WHAT IS NEEDED:
Only the lines from the start of the data through the line with "const toPts = (xs: number[], ys: number[])" belong in the copy. Restate them word for word, minus the pictures.

## Begin DATA EXTRACT

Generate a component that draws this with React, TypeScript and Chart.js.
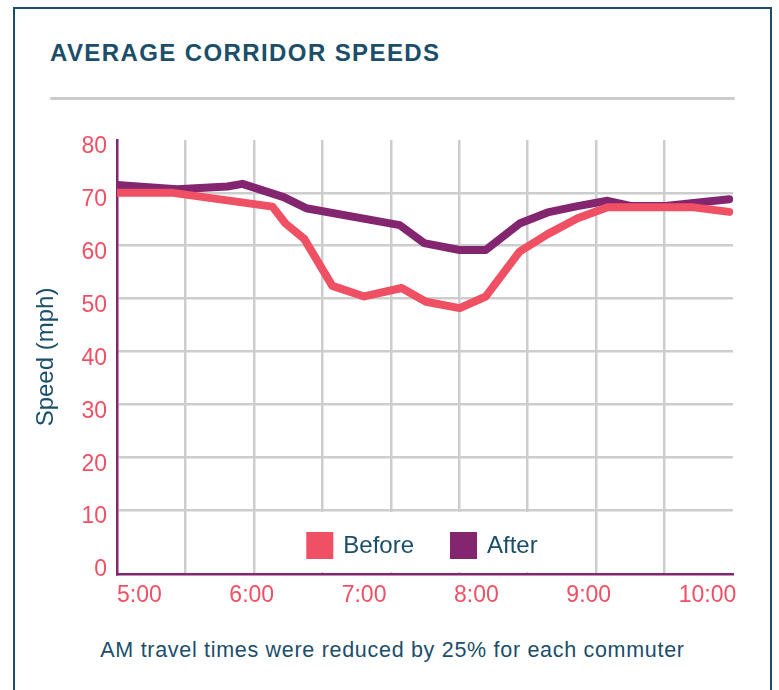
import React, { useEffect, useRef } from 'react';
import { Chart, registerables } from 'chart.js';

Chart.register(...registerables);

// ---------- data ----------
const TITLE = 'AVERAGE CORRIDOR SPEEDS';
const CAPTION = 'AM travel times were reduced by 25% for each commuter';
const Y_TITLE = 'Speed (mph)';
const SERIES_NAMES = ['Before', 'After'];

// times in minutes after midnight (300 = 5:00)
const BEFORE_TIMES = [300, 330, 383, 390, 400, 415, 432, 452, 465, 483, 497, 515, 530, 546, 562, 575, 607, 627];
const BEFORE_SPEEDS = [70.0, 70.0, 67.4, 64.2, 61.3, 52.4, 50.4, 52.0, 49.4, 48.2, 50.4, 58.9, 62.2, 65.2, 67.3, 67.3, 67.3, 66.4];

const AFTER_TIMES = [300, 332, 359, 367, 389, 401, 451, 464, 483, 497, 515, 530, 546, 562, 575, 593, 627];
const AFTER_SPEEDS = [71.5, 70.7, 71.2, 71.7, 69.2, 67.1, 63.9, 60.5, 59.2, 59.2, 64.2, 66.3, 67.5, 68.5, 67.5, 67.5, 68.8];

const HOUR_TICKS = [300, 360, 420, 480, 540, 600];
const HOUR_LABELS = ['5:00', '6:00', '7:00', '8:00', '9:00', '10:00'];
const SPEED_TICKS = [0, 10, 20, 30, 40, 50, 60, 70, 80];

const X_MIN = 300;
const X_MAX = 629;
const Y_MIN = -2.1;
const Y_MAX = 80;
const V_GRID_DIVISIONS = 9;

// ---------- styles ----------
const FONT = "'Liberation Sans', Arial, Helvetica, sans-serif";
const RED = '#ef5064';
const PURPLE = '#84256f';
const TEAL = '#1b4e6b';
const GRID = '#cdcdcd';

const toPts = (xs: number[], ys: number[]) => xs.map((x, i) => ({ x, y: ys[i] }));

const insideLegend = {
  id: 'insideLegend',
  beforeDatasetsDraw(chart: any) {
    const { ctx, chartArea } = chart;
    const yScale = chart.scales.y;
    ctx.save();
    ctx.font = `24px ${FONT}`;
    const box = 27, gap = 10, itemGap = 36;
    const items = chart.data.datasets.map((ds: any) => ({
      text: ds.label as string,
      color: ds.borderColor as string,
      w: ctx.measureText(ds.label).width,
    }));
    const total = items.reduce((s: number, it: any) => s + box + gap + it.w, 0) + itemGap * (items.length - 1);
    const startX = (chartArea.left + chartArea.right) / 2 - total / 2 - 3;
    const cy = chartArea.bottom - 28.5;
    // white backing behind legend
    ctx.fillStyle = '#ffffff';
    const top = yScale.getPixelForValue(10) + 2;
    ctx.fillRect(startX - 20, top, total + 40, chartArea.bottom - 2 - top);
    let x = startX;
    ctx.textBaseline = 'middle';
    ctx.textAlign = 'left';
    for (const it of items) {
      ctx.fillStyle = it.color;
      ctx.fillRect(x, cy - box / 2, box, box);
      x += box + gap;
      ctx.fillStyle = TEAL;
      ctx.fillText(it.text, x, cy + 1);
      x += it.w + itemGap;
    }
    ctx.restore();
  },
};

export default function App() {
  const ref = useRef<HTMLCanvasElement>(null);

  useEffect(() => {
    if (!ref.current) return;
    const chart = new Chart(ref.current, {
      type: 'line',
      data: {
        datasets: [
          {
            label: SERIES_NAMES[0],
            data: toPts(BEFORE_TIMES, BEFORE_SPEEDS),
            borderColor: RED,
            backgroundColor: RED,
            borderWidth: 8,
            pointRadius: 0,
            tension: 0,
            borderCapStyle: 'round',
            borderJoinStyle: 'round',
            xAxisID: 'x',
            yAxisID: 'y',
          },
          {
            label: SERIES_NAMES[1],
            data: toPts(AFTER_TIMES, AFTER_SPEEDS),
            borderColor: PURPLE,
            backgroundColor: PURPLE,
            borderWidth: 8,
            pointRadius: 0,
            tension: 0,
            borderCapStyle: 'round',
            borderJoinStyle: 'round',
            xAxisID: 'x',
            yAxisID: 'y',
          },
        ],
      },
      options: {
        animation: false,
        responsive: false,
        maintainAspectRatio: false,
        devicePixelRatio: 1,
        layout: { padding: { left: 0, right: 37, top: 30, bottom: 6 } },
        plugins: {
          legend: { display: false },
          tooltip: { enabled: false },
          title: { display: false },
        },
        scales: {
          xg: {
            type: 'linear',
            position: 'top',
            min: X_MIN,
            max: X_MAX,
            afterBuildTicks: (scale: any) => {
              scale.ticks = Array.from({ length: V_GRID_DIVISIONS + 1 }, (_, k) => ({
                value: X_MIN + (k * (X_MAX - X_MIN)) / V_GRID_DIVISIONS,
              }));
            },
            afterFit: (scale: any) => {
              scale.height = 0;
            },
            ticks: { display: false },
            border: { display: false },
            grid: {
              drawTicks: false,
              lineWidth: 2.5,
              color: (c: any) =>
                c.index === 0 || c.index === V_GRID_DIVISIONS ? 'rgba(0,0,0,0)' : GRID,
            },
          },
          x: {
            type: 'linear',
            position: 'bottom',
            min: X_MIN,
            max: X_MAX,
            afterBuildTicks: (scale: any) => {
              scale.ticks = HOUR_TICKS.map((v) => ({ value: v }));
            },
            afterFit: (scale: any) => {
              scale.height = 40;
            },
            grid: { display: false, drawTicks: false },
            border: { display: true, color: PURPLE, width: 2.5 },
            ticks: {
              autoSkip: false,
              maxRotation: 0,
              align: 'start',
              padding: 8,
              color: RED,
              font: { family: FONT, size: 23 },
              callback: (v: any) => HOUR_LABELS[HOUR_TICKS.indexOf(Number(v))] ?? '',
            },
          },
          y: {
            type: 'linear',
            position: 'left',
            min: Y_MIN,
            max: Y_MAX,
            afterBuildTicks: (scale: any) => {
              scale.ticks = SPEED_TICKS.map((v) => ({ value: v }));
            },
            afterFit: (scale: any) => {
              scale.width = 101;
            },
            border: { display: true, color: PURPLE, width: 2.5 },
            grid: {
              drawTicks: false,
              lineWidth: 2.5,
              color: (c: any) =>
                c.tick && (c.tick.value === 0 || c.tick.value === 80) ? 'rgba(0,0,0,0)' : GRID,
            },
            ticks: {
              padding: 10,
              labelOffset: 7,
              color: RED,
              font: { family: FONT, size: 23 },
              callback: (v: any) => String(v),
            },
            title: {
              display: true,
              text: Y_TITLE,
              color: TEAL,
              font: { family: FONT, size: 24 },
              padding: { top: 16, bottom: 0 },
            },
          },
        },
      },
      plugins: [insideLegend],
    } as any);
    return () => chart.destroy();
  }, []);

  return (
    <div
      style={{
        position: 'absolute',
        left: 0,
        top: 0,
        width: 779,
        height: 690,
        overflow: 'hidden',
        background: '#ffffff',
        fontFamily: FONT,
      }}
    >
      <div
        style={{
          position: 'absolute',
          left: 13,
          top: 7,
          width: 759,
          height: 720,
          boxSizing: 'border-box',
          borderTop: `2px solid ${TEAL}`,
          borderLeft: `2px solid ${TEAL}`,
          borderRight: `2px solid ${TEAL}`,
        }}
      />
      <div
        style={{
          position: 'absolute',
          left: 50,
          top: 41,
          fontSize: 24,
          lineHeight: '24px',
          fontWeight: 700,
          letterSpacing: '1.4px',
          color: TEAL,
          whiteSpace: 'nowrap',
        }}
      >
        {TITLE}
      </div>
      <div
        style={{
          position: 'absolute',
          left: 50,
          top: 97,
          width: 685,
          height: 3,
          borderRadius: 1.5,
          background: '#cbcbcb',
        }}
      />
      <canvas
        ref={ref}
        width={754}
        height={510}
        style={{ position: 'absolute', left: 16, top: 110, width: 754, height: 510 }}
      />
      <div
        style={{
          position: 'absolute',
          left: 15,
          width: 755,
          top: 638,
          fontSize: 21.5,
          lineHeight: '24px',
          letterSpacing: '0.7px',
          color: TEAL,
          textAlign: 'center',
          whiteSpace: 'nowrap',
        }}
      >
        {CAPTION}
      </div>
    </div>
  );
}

## End DATA EXTRACT

CORRECT RESULT:
Generate a component that draws this with React, TypeScript and Chart.js.
import React, { useEffect, useRef } from 'react';
import { Chart, registerables } from 'chart.js';

Chart.register(...registerables);

// ---------- data ----------
const TITLE = 'AVERAGE CORRIDOR SPEEDS';
const CAPTION = 'AM travel times were reduced by 25% for each commuter';
const Y_TITLE = 'Speed (mph)';
const SERIES_NAMES = ['Before', 'After'];

// times in minutes after midnight (300 = 5:00)
const BEFORE_TIMES = [300, 330, 383, 390, 400, 415, 432, 452, 465, 483, 497, 515, 530, 546, 562, 575, 607, 627];
const BEFORE_SPEEDS = [70.0, 70.0, 67.4, 64.2, 61.3, 52.4, 50.4, 52.0, 49.4, 48.2, 50.4, 58.9, 62.2, 65.2, 67.3, 67.3, 67.3, 66.4];

const AFTER_TIMES = [300, 332, 359, 367, 389, 401, 451, 464, 483, 497, 515, 530, 546, 562, 575, 593, 627];
const AFTER_SPEEDS = [71.5, 70.7, 71.2, 71.7, 69.2, 67.1, 63.9, 60.5, 59.2, 59.2, 64.2, 66.3, 67.5, 68.5, 67.5, 67.5, 68.8];

const HOUR_TICKS = [300, 360, 420, 480, 540, 600];
const HOUR_LABELS = ['5:00', '6:00', '7:00', '8:00', '9:00', '10:00'];
const SPEED_TICKS = [0, 10, 20, 30, 40, 50, 60, 70, 80];

const X_MIN = 300;
const X_MAX = 629;
const Y_MIN = -2.1;
const Y_MAX = 80;
const V_GRID_DIVISIONS = 9;

// ---------- styles ----------
const FONT = "'Liberation Sans', Arial, Helvetica, sans-serif";
const RED = '#ef5064';
const PURPLE = '#84256f';
const TEAL = '#1b4e6b';
const GRID = '#cdcdcd';

const toPts = (xs: number[], ys: number[]) => xs.map((x, i) => ({ x, y: ys[i] }));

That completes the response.